Questions: Relative Clause Formation (Mechanisms and Strategies)
5 questions to test your understanding
Score: 0 / 5
Question 1 Multiple Choice
A linguist studies a language that can relativize subjects, direct objects, and indirect objects, but not obliques (e.g., 'the man that I gave the book to' is ungrammatical). Based on the Accessibility Hierarchy, which positions should also be ungrammatical in this language?
ADirect objects only, since indirect objects are already at the limit
BSubjects, since they are the most basic position to relativize
CGenitives and objects of comparison, since they are lower on the hierarchy than obliques
DIndirect objects, since the language cannot handle obliques
The Accessibility Hierarchy is an implicational universal: if a language can relativize a position, it can also relativize every higher position, but not necessarily lower ones. Since obliques rank below indirect objects, and the language can't relativize obliques, it also cannot relativize genitives or objects of comparison (which are below obliques). Subjects, direct objects, and indirect objects — all above obliques — remain grammatical. The hierarchy makes precise, cross-linguistically testable predictions in exactly this form.
Question 2 Multiple Choice
In Hebrew, the construction 'the man that I saw him' (with an overt pronoun 'him' in the object position) represents:
AA grammatical error in which the speaker forgot to delete the pronoun
BAn ungrammatical structure that native speakers would correct to 'the man that I saw'
CA resumptive pronoun strategy — the grammatically regular way to form relative clauses in Hebrew
DA disfluency that arises when speakers are uncertain how to construct relative clauses
Resumptive pronouns are not errors — in Hebrew, Arabic, and many West African and Bantu languages, they are the grammatically regular strategy for relative clause formation. Rather than leaving a silent gap where the head noun's role is interpreted, the language uses an overt coreferential pronoun. English speakers learning about resumptives often assume they are repairs or mistakes, because English suppresses them under normal conditions — but they are fully grammatical strategies in the languages that use them systematically.
Question 3 True / False
In languages that use resumptive pronouns to form relative clauses, the resumptive fills the same grammatical function as the silent gap in English-style gap relatives.
TTrue
FFalse
Answer: True
Both the gap strategy (English) and the resumptive strategy (Hebrew, Arabic, many others) solve the same semantic problem: how to indicate the grammatical role that the head noun plays inside the relative clause. In English, 'the man [who I saw _]' uses a silent gap to mark the object position. In Hebrew, 'the man [that I saw him]' uses an overt coreferential pronoun in the same position. The semantic function is identical; only the phonological strategy (silence vs. overt pronoun) differs.
Question 4 True / False
According to the Accessibility Hierarchy, if a language can relativize obliques, it must also be able to relativize subjects.
TTrue
FFalse
Answer: True
The Accessibility Hierarchy is a strict implicational universal: ability to relativize a lower-ranked position implies ability to relativize all higher-ranked ones. Since subjects are at the top of the hierarchy (subject > direct object > indirect object > oblique > genitive > object of comparison), any language that can relativize obliques must be able to relativize subjects, direct objects, and indirect objects as well. A language cannot skip levels — this is what makes the hierarchy predictive rather than merely descriptive.
Question 5 Short Answer
Why do resumptive pronouns appear in relative clauses in English in some contexts, even though English normally uses the gap strategy?

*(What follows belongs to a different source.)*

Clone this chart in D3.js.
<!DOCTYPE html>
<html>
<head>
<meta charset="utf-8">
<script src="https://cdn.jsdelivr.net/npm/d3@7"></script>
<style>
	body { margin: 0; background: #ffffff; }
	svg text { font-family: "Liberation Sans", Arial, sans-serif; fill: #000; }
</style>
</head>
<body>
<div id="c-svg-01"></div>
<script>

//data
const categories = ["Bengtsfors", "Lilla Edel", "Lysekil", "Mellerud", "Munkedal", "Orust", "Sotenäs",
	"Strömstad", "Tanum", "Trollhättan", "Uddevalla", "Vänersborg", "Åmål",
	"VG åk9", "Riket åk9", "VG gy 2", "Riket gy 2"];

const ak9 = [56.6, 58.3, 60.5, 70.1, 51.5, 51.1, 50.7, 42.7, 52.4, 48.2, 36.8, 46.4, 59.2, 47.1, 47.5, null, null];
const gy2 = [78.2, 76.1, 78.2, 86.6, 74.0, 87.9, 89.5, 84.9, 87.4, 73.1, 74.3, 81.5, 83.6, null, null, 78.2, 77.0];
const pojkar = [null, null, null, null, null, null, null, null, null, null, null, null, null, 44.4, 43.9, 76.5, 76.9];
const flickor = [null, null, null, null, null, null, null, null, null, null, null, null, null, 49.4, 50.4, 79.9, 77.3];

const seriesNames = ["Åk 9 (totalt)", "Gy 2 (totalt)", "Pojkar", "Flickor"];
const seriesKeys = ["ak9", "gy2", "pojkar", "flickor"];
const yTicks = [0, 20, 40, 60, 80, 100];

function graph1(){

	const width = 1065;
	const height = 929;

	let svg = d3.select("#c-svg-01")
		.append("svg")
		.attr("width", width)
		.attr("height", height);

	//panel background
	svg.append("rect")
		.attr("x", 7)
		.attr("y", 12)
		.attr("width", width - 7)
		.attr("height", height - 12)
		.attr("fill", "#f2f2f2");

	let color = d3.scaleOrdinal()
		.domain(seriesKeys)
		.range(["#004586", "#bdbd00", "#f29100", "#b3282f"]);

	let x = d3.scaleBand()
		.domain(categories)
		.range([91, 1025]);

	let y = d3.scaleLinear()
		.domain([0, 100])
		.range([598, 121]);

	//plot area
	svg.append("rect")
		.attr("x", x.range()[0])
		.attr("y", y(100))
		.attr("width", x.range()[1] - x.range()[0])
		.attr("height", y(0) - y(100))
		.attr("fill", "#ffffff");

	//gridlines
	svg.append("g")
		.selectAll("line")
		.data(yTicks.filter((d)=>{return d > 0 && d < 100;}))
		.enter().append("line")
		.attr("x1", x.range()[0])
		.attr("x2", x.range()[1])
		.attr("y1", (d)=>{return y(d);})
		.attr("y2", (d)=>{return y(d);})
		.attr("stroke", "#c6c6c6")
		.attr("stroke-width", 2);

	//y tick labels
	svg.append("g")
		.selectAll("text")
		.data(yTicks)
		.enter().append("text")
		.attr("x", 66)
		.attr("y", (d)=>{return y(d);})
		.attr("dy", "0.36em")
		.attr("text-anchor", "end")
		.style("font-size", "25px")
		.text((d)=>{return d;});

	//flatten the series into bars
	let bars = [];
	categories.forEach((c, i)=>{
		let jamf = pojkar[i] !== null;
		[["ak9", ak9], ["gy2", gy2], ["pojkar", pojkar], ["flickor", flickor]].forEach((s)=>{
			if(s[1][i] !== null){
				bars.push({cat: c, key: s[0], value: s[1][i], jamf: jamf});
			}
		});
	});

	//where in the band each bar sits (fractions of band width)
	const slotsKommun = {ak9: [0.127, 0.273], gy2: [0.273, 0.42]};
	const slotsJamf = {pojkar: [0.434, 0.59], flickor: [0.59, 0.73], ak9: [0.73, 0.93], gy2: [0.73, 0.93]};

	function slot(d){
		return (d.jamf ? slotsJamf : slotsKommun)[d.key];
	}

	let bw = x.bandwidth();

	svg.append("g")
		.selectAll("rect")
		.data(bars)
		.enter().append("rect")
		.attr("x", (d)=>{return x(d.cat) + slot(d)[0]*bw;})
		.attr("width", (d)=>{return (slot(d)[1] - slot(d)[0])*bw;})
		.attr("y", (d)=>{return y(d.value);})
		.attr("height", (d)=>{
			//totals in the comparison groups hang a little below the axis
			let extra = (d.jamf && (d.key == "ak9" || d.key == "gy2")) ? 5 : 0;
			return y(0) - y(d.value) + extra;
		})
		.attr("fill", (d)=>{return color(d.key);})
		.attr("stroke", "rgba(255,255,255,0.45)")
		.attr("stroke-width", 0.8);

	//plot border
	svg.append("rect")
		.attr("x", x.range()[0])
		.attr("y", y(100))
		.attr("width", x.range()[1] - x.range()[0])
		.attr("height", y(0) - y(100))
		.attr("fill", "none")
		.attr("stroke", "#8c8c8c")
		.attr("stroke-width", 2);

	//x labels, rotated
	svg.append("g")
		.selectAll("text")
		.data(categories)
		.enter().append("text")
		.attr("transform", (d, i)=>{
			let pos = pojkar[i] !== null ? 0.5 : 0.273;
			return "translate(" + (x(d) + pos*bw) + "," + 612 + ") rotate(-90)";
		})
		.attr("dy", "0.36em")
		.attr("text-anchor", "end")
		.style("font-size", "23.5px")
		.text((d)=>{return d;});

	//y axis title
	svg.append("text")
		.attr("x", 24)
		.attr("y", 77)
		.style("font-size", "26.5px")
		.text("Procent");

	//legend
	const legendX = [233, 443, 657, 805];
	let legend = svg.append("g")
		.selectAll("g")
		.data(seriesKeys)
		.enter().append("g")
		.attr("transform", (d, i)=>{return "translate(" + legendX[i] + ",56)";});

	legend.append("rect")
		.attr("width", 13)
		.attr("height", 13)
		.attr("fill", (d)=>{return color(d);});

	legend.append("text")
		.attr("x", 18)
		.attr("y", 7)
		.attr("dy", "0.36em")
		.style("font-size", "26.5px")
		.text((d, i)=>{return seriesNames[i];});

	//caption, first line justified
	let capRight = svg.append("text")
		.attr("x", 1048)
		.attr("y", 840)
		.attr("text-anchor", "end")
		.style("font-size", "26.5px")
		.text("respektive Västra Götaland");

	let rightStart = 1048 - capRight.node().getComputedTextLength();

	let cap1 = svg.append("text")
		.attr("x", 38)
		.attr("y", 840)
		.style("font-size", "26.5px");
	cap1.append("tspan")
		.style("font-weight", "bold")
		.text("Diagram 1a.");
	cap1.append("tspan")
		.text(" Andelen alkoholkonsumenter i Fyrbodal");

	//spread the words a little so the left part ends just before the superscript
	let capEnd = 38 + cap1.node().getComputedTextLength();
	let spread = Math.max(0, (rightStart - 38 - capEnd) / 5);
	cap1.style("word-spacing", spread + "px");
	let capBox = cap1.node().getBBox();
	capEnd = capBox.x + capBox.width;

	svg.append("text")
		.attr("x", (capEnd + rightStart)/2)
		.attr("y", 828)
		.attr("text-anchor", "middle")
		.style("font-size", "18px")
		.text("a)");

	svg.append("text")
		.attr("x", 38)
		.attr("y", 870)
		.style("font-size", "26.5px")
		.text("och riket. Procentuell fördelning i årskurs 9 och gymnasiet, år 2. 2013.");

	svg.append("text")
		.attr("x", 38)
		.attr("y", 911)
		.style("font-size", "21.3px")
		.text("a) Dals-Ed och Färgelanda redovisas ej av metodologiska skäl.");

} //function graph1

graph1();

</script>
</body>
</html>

Think about your answer, then reveal below.
Model answer: Resumptives surface in English in long-distance extraction contexts where gap-formation is blocked or extremely demanding — when the gap would be deeply embedded or would violate extraction constraints. This suggests that resumptive pronouns are a universal grammatical option available across languages, and English merely suppresses them under ordinary conditions in favor of gaps. When gap-formation becomes too difficult (due to island constraints or processing load), the universal resumptive option surfaces even in English, indicating that the choice between strategies reflects gradient grammatical pressures, not a categorical either/or.
This finding — that English allows resumptives in sufficiently complex structures — supports the view that the gap/resumptive distinction is not a binary typological parameter but a spectrum of preferences modulated by syntactic and processing constraints. Languages differ in where they set the threshold at which resumptives become the preferred or required strategy.